The task
Skip the pictures and extract all of the lines exactly as written.

Data shown
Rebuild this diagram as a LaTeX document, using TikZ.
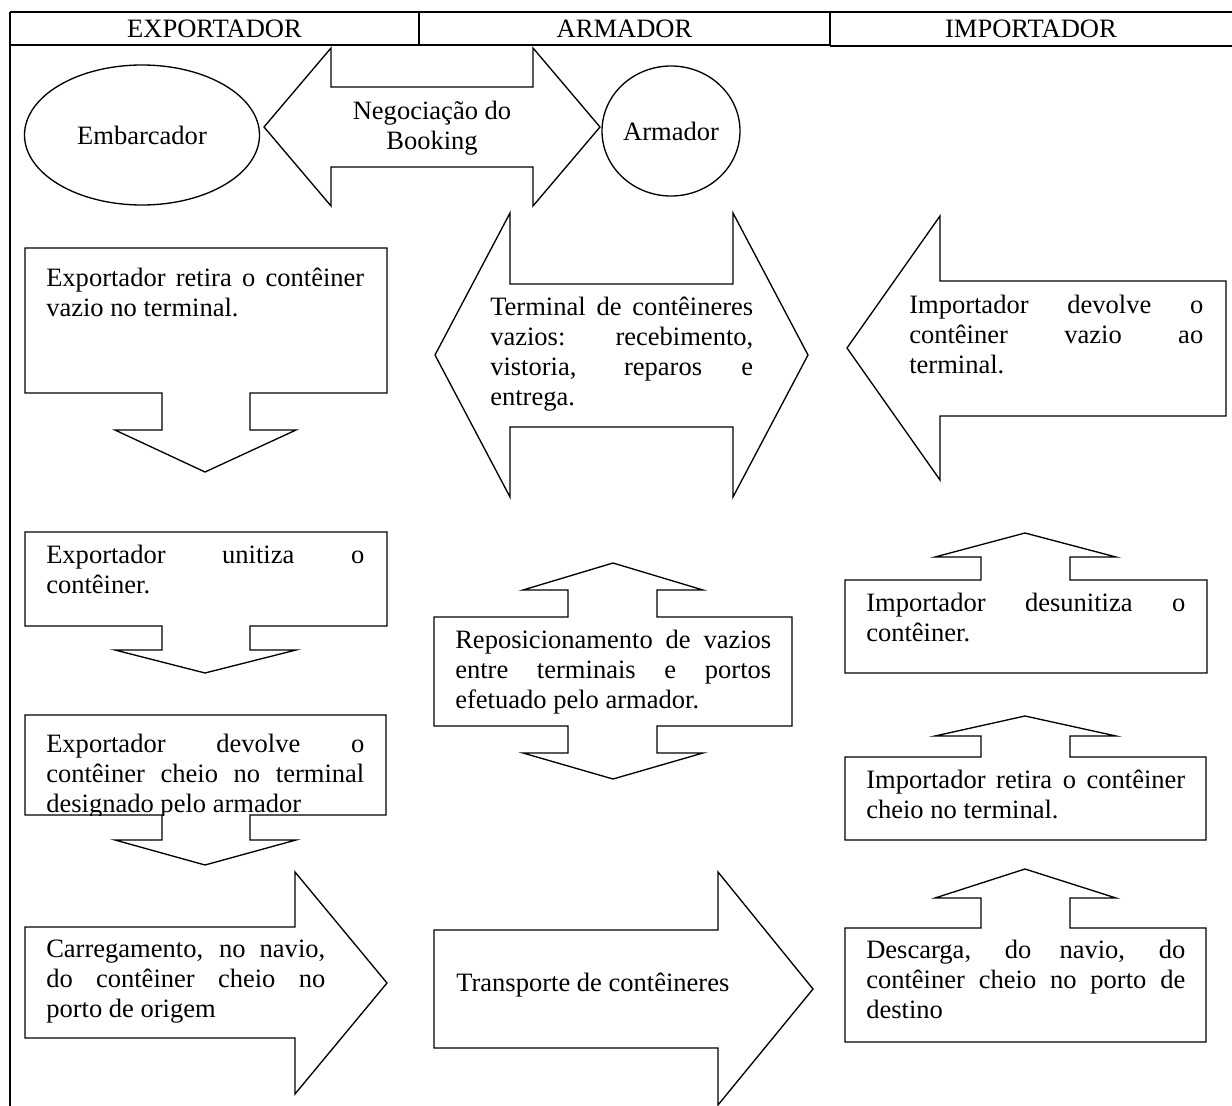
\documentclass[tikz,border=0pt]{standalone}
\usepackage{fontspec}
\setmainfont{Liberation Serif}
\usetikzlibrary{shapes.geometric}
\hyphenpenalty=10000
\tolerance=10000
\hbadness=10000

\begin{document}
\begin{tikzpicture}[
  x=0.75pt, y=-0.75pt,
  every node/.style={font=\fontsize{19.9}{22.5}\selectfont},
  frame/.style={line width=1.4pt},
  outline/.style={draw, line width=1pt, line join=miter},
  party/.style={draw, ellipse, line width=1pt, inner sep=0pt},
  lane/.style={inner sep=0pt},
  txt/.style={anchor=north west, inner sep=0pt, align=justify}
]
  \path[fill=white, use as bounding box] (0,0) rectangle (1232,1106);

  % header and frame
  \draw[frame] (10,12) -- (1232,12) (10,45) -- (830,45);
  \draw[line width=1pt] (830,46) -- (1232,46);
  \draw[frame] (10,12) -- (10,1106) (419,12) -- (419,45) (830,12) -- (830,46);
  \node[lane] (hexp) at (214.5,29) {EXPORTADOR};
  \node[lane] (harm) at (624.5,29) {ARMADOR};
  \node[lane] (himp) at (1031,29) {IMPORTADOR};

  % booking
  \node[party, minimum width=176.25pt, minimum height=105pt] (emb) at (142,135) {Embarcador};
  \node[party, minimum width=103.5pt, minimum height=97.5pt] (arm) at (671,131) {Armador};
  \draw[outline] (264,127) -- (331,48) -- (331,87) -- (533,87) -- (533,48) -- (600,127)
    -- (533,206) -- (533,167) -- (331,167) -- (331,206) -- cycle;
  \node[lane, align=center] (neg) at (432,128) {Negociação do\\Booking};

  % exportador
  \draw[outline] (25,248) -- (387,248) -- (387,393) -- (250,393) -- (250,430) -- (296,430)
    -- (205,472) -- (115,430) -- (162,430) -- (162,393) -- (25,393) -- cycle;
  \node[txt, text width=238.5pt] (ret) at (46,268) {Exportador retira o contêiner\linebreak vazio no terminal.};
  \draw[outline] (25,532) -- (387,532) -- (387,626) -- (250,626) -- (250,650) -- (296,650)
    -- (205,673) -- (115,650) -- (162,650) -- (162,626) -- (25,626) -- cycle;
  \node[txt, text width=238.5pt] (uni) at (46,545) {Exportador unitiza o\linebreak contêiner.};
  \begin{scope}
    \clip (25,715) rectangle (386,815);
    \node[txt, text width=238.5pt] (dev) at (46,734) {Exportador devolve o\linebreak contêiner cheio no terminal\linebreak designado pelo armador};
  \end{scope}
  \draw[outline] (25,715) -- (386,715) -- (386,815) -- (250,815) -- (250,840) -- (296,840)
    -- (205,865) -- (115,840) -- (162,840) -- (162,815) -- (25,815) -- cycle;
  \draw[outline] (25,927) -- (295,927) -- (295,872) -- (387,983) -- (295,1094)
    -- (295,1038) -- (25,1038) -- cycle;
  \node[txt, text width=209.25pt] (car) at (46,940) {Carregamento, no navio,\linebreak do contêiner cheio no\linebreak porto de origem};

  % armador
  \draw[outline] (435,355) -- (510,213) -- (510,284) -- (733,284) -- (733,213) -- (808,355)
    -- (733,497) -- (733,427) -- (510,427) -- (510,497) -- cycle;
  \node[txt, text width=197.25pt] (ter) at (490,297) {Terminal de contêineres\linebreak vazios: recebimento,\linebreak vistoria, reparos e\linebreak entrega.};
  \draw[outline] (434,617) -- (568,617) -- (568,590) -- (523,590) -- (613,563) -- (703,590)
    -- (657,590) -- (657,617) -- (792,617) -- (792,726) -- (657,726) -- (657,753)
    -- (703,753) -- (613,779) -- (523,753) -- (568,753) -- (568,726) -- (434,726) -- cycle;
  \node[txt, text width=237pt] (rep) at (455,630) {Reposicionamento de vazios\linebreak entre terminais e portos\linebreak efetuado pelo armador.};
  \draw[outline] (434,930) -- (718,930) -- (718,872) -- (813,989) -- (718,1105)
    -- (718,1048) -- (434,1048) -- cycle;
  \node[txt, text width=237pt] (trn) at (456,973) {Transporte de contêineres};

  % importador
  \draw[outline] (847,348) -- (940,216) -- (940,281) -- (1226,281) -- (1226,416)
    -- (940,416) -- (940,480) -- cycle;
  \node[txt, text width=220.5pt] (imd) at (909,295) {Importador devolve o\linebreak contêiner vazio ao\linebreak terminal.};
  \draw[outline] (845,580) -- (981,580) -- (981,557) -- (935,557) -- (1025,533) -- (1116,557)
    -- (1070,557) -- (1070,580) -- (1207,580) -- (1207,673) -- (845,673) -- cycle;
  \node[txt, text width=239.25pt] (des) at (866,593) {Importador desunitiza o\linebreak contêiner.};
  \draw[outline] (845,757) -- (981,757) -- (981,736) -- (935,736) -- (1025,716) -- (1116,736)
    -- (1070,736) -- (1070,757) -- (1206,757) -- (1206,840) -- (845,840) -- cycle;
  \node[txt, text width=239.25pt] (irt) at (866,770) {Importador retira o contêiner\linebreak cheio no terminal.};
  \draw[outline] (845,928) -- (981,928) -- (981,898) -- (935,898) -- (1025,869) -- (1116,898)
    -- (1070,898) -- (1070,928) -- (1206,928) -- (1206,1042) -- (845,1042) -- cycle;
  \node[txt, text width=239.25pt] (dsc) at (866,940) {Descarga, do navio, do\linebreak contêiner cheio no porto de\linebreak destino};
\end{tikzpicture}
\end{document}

Output for this task
Rebuild this diagram as a LaTeX document, using TikZ.
\documentclass[tikz,border=0pt]{standalone}
\usepackage{fontspec}
\setmainfont{Liberation Serif}
\usetikzlibrary{shapes.geometric}
\hyphenpenalty=10000
\tolerance=10000
\hbadness=10000

\begin{document}
\begin{tikzpicture}[
  x=0.75pt, y=-0.75pt,
  every node/.style={font=\fontsize{19.9}{22.5}\selectfont},
  frame/.style={line width=1.4pt},
  outline/.style={draw, line width=1pt, line join=miter},
  party/.style={draw, ellipse, line width=1pt, inner sep=0pt},
  lane/.style={inner sep=0pt},
  txt/.style={anchor=north west, inner sep=0pt, align=justify}
]
  \path[fill=white, use as bounding box] (0,0) rectangle (1232,1106);

  % header and frame
  \draw[frame] (10,12) -- (1232,12) (10,45) -- (830,45);
  \draw[line width=1pt] (830,46) -- (1232,46);
  \draw[frame] (10,12) -- (10,1106) (419,12) -- (419,45) (830,12) -- (830,46);
  \node[lane] (hexp) at (214.5,29) {EXPORTADOR};
  \node[lane] (harm) at (624.5,29) {ARMADOR};
  \node[lane] (himp) at (1031,29) {IMPORTADOR};

  % booking
  \node[party, minimum width=176.25pt, minimum height=105pt] (emb) at (142,135) {Embarcador};
  \node[party, minimum width=103.5pt, minimum height=97.5pt] (arm) at (671,131) {Armador};
  \draw[outline] (264,127) -- (331,48) -- (331,87) -- (533,87) -- (533,48) -- (600,127)
    -- (533,206) -- (533,167) -- (331,167) -- (331,206) -- cycle;
  \node[lane, align=center] (neg) at (432,128) {Negociação do\\Booking};

  % exportador
  \draw[outline] (25,248) -- (387,248) -- (387,393) -- (250,393) -- (250,430) -- (296,430)
    -- (205,472) -- (115,430) -- (162,430) -- (162,393) -- (25,393) -- cycle;
  \node[txt, text width=238.5pt] (ret) at (46,268) {Exportador retira o contêiner\linebreak vazio no terminal.};
  \draw[outline] (25,532) -- (387,532) -- (387,626) -- (250,626) -- (250,650) -- (296,650)
    -- (205,673) -- (115,650) -- (162,650) -- (162,626) -- (25,626) -- cycle;
  \node[txt, text width=238.5pt] (uni) at (46,545) {Exportador unitiza o\linebreak contêiner.};
  \begin{scope}
    \clip (25,715) rectangle (386,815);
    \node[txt, text width=238.5pt] (dev) at (46,734) {Exportador devolve o\linebreak contêiner cheio no terminal\linebreak designado pelo armador};
  \end{scope}
  \draw[outline] (25,715) -- (386,715) -- (386,815) -- (250,815) -- (250,840) -- (296,840)
    -- (205,865) -- (115,840) -- (162,840) -- (162,815) -- (25,815) -- cycle;
  \draw[outline] (25,927) -- (295,927) -- (295,872) -- (387,983) -- (295,1094)
    -- (295,1038) -- (25,1038) -- cycle;
  \node[txt, text width=209.25pt] (car) at (46,940) {Carregamento, no navio,\linebreak do contêiner cheio no\linebreak porto de origem};

  % armador
  \draw[outline] (435,355) -- (510,213) -- (510,284) -- (733,284) -- (733,213) -- (808,355)
    -- (733,497) -- (733,427) -- (510,427) -- (510,497) -- cycle;
  \node[txt, text width=197.25pt] (ter) at (490,297) {Terminal de contêineres\linebreak vazios: recebimento,\linebreak vistoria, reparos e\linebreak entrega.};
  \draw[outline] (434,617) -- (568,617) -- (568,590) -- (523,590) -- (613,563) -- (703,590)
    -- (657,590) -- (657,617) -- (792,617) -- (792,726) -- (657,726) -- (657,753)
    -- (703,753) -- (613,779) -- (523,753) -- (568,753) -- (568,726) -- (434,726) -- cycle;
  \node[txt, text width=237pt] (rep) at (455,630) {Reposicionamento de vazios\linebreak entre terminais e portos\linebreak efetuado pelo armador.};
  \draw[outline] (434,930) -- (718,930) -- (718,872) -- (813,989) -- (718,1105)
    -- (718,1048) -- (434,1048) -- cycle;
  \node[txt, text width=237pt] (trn) at (456,973) {Transporte de contêineres};

  % importador
  \draw[outline] (847,348) -- (940,216) -- (940,281) -- (1226,281) -- (1226,416)
    -- (940,416) -- (940,480) -- cycle;
  \node[txt, text width=220.5pt] (imd) at (909,295) {Importador devolve o\linebreak contêiner vazio ao\linebreak terminal.};
  \draw[outline] (845,580) -- (981,580) -- (981,557) -- (935,557) -- (1025,533) -- (1116,557)
    -- (1070,557) -- (1070,580) -- (1207,580) -- (1207,673) -- (845,673) -- cycle;
  \node[txt, text width=239.25pt] (des) at (866,593) {Importador desunitiza o\linebreak contêiner.};
  \draw[outline] (845,757) -- (981,757) -- (981,736) -- (935,736) -- (1025,716) -- (1116,736)
    -- (1070,736) -- (1070,757) -- (1206,757) -- (1206,840) -- (845,840) -- cycle;
  \node[txt, text width=239.25pt] (irt) at (866,770) {Importador retira o contêiner\linebreak cheio no terminal.};
  \draw[outline] (845,928) -- (981,928) -- (981,898) -- (935,898) -- (1025,869) -- (1116,898)
    -- (1070,898) -- (1070,928) -- (1206,928) -- (1206,1042) -- (845,1042) -- cycle;
  \node[txt, text width=239.25pt] (dsc) at (866,940) {Descarga, do navio, do\linebreak contêiner cheio no porto de\linebreak destino};
\end{tikzpicture}
\end{document}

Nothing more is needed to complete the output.